* _WHAT YOU SHOULD DO_:
Exactly as written, write out the lines below from the first to the one containing "plt.rcParams['mathtext.fontset'] = 'cm'", inclusive. Pictures do not belong in the copy.

* _DATA BLOCK_:
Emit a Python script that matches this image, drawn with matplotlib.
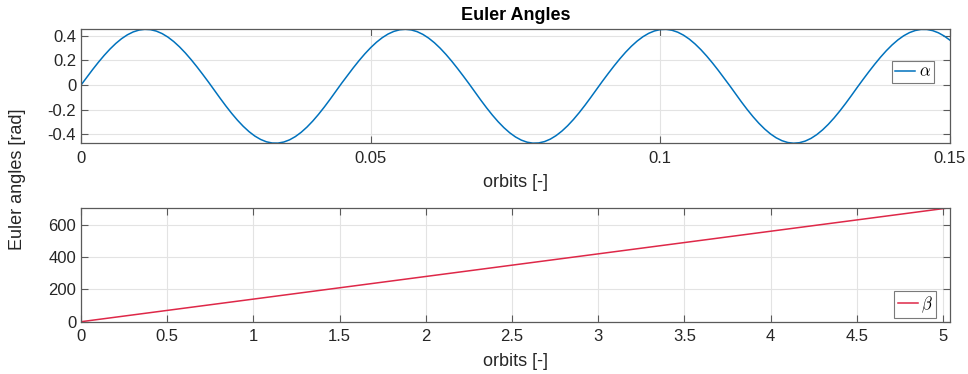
import numpy as np
import matplotlib
matplotlib.use("Agg")
import matplotlib.pyplot as plt

plt.rcParams['font.family'] = ['Liberation Sans', 'DejaVu Sans']
plt.rcParams['mathtext.fontset'] = 'cm'

# alpha angle [rad] sampled every 0.001 orbits over 0 .. 0.15
alpha_orbits = np.linspace(0.0, 0.15, 151)
alpha_rad = [
    0.0000, 0.0632, 0.1253, 0.1848, 0.2406, 0.2918, 0.3372, 0.3761, 0.4074, 0.4308,
    0.4457, 0.4518, 0.4491, 0.4375, 0.4173, 0.3889, 0.3528, 0.3098, 0.2607, 0.2065,
    0.1482, 0.0870, 0.0241, -0.0411, -0.1064, -0.1697, -0.2297, -0.2851, -0.3349, -0.3782,
    -0.4140, -0.4416, -0.4606, -0.4705, -0.4712, -0.4625, -0.4448, -0.4183, -0.3836, -0.3414,
    -0.2924, -0.2377, -0.1783, -0.1154, -0.0502, 0.0153, 0.0783, 0.1398, 0.1986, 0.2534,
    0.3033, 0.3472, 0.3843, 0.4138, 0.4352, 0.4480, 0.4520, 0.4471, 0.4334, 0.4112,
    0.3809, 0.3431, 0.2986, 0.2481, 0.1928, 0.1337, 0.0720, 0.0088, -0.0569, -0.1219,
    -0.1845, -0.2435, -0.2977, -0.3460, -0.3875, -0.4214, -0.4470, -0.4638, -0.4715, -0.4699,
    -0.4591, -0.4392, -0.4106, -0.3741, -0.3302, -0.2797, -0.2238, -0.1635, -0.0999, -0.0344,
    0.0305, 0.0933, 0.1543, 0.2122, 0.2660, 0.3145, 0.3568, 0.3921, 0.4197, 0.4391,
    0.4498, 0.4516, 0.4446, 0.4288, 0.4046, 0.3725, 0.3329, 0.2869, 0.2352, 0.1789,
    0.1191, 0.0569, -0.0067, -0.0727, -0.1372, -0.1990, -0.2570, -0.3099, -0.3566, -0.3964,
    -0.4283, -0.4518, -0.4665, -0.4720, -0.4681, -0.4551, -0.4331, -0.4026, -0.3641, -0.3186,
    -0.2667, -0.2096, -0.1484, -0.0843, -0.0184, 0.0457, 0.1082, 0.1685, 0.2255, 0.2781,
    0.3252, 0.3659, 0.3995, 0.4252, 0.4424, 0.4510, 0.4507, 0.4416, 0.4238, 0.3976,
    0.3636,
]

# beta angle [rad] over the full run
beta_orbits = [0.0, 1.0, 2.0, 3.0, 4.0, 5.04]
beta_rad = [0.0, 140.3, 280.6, 420.9, 561.2, 707.0]

top_xticks = [0, 0.05, 0.1, 0.15]
top_xticklabels = ['0', '0.05', '0.1', '0.15']
top_yticks = [-0.4, -0.2, 0, 0.2, 0.4]
top_yticklabels = ['-0.4', '-0.2', '0', '0.2', '0.4']
bot_xticks = [0, 0.5, 1, 1.5, 2, 2.5, 3, 3.5, 4, 4.5, 5]
bot_xticklabels = ['0', '0.5', '1', '1.5', '2', '2.5', '3', '3.5', '4', '4.5', '5']
bot_yticks = [0, 200, 400, 600]
bot_yticklabels = ['0', '200', '400', '600']

BLUE = '#0072BD'
RED = '#DE2848'
TEXT = '#262626'
EDGE = '#5a5a5a'
GRID = '#e3e3e3'

fig = plt.figure(figsize=(9.68, 3.74), dpi=100)
ax1 = fig.add_axes([0.0837, 0.6168, 0.8977, 0.3048])
ax2 = fig.add_axes([0.0837, 0.1398, 0.8977, 0.3048])


def style(ax):
    for s in ax.spines.values():
        s.set_color(EDGE)
        s.set_linewidth(0.9)
    ax.tick_params(direction='in', length=5, width=0.8, color=EDGE,
                   labelcolor=TEXT, labelsize=12, top=True, right=True)
    ax.tick_params(axis='x', pad=5.5)
    ax.tick_params(axis='y', pad=3.5)
    ax.grid(True, color=GRID, linewidth=0.8)
    ax.set_axisbelow(True)


ax1.plot(alpha_orbits, alpha_rad, color=BLUE, linewidth=1.1, label=r'$\alpha$')
ax1.set_xlim(0, 0.15)
ax1.set_ylim(-0.473, 0.452)
ax1.set_xticks(top_xticks)
ax1.set_xticklabels(top_xticklabels)
ax1.set_yticks(top_yticks)
ax1.set_yticklabels(top_yticklabels)
style(ax1)
ax1.set_xlabel('orbits [-]', fontsize=13, color=TEXT, labelpad=6)
ax1.set_title('Euler Angles', fontsize=13, fontweight='bold', color='black', pad=6.7)
leg1 = ax1.legend(loc='upper right', bbox_to_anchor=(0.9816, 0.719), borderaxespad=0,
                  fontsize=12, handlelength=1.2, handletextpad=0.2, borderpad=0.2,
                  fancybox=False, framealpha=1, edgecolor='#7a7a7a')
leg1.get_frame().set_linewidth(0.8)

ax2.plot(beta_orbits, beta_rad, color=RED, linewidth=1.1, label=r'$\beta$')
ax2.set_xlim(0, 5.04)
ax2.set_ylim(0, 707)
ax2.set_xticks(bot_xticks)
ax2.set_xticklabels(bot_xticklabels)
ax2.set_yticks(bot_yticks)
ax2.set_yticklabels(bot_yticklabels)
style(ax2)
ax2.set_xlabel('orbits [-]', fontsize=13, color=TEXT, labelpad=6)
leg2 = ax2.legend(loc='lower right', bbox_to_anchor=(0.984, 0.030), borderaxespad=0,
                  fontsize=12, handlelength=1.2, handletextpad=0.2, borderpad=0.2,
                  fancybox=False, framealpha=1, edgecolor='#7a7a7a')
leg2.get_frame().set_linewidth(0.8)

fig.text(0.018, 1 - 179 / 374, 'Euler angles [rad]', rotation=90, ha='center', va='center',
         fontsize=13, color=TEXT)

fig.savefig('out.png', dpi=100)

* _RESULT FOR THIS TASK_:
Emit a Python script that matches this image, drawn with matplotlib.
import numpy as np
import matplotlib
matplotlib.use("Agg")
import matplotlib.pyplot as plt

plt.rcParams['font.family'] = ['Liberation Sans', 'DejaVu Sans']
plt.rcParams['mathtext.fontset'] = 'cm'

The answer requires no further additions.